*** LISTED RECORDS

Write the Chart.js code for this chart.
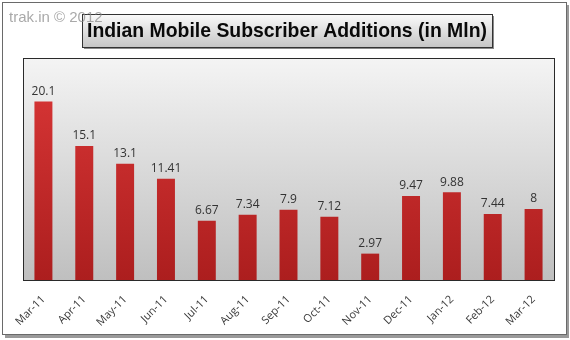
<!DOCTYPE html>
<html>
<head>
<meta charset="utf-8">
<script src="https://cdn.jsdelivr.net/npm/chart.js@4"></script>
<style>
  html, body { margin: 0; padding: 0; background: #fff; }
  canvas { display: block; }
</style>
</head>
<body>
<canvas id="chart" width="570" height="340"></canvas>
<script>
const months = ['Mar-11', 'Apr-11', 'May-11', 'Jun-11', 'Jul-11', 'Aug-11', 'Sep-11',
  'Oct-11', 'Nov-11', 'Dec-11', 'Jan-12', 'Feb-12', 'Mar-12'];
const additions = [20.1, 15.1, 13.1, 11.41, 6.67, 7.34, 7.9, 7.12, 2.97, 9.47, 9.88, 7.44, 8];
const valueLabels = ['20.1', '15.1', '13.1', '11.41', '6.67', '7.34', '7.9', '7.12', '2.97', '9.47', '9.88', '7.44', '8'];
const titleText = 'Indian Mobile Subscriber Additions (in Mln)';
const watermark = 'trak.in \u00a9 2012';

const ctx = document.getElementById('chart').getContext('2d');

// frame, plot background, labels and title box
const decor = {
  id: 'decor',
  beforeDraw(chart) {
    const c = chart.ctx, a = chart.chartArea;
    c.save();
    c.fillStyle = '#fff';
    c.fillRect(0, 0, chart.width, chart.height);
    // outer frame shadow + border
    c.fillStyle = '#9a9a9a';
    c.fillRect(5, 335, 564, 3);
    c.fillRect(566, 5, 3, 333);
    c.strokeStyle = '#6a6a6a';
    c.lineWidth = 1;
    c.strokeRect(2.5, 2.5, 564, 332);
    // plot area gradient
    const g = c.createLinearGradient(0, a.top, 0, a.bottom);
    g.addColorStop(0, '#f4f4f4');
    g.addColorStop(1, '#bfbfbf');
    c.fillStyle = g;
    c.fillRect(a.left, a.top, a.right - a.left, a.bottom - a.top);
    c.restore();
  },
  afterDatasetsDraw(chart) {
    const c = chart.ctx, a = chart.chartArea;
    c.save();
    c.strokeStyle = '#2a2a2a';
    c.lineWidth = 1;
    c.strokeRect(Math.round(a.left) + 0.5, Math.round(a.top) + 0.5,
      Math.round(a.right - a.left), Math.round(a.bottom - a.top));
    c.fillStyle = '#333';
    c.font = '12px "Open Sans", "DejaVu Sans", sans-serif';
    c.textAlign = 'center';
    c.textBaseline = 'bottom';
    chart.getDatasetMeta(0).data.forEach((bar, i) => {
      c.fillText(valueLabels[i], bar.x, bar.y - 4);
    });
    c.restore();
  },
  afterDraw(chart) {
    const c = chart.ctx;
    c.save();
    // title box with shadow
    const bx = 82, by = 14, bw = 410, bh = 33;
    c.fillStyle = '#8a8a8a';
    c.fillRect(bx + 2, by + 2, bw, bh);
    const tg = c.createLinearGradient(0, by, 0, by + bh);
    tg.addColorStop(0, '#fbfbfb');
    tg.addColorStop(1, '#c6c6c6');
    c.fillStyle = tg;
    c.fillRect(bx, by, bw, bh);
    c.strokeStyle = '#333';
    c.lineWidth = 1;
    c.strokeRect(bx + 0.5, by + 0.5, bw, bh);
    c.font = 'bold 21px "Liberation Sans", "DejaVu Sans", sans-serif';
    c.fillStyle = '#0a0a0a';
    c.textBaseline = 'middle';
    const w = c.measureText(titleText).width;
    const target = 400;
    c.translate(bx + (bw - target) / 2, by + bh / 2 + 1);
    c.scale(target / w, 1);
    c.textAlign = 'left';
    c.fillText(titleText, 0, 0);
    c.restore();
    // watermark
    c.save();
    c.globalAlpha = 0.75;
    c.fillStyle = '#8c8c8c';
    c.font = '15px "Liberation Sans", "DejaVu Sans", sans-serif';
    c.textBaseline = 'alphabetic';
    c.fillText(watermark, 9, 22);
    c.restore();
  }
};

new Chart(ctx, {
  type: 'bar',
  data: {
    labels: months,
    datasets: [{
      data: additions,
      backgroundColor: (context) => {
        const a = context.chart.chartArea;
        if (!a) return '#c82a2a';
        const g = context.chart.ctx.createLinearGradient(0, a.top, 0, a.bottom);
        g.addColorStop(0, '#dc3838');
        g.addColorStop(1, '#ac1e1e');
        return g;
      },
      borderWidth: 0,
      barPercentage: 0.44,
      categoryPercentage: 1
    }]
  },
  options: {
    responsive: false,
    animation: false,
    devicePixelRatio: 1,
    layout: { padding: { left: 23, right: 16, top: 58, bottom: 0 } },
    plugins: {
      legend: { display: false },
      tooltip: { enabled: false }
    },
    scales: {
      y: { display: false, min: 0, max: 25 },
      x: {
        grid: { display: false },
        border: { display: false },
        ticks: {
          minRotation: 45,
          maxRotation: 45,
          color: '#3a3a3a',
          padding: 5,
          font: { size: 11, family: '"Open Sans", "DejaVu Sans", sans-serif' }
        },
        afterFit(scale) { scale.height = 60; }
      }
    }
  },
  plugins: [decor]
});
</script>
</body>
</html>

******
*** LISTED RECORDS

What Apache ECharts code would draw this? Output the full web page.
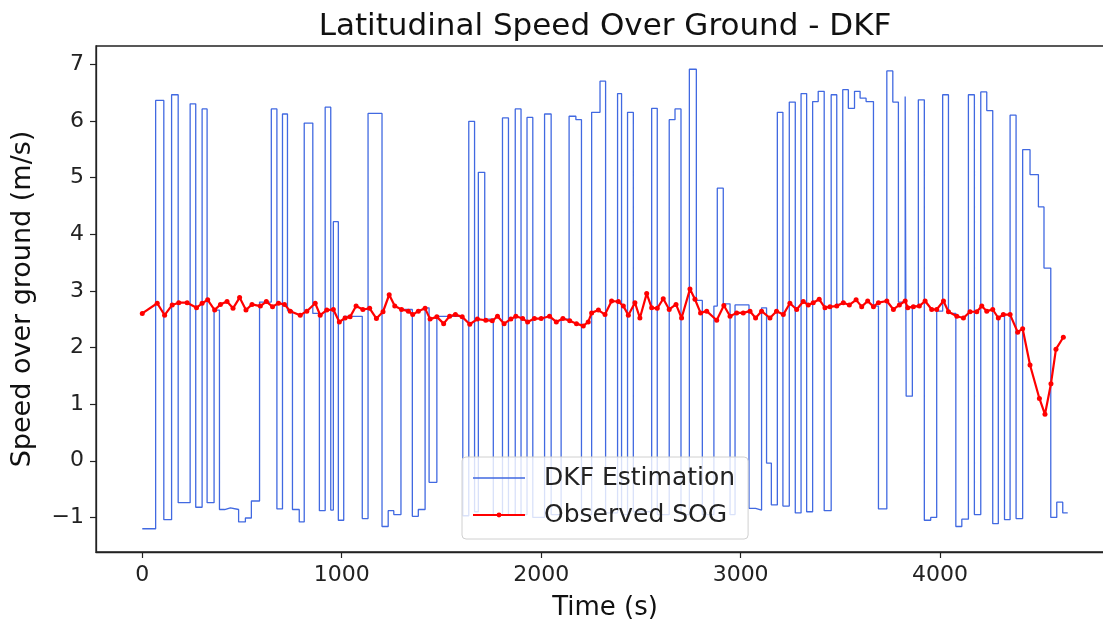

******

TASK REQUIREMENTS → Your answer should be a single number: the count of lines in the entries that contain the word "this".

THE SOLUTION → 2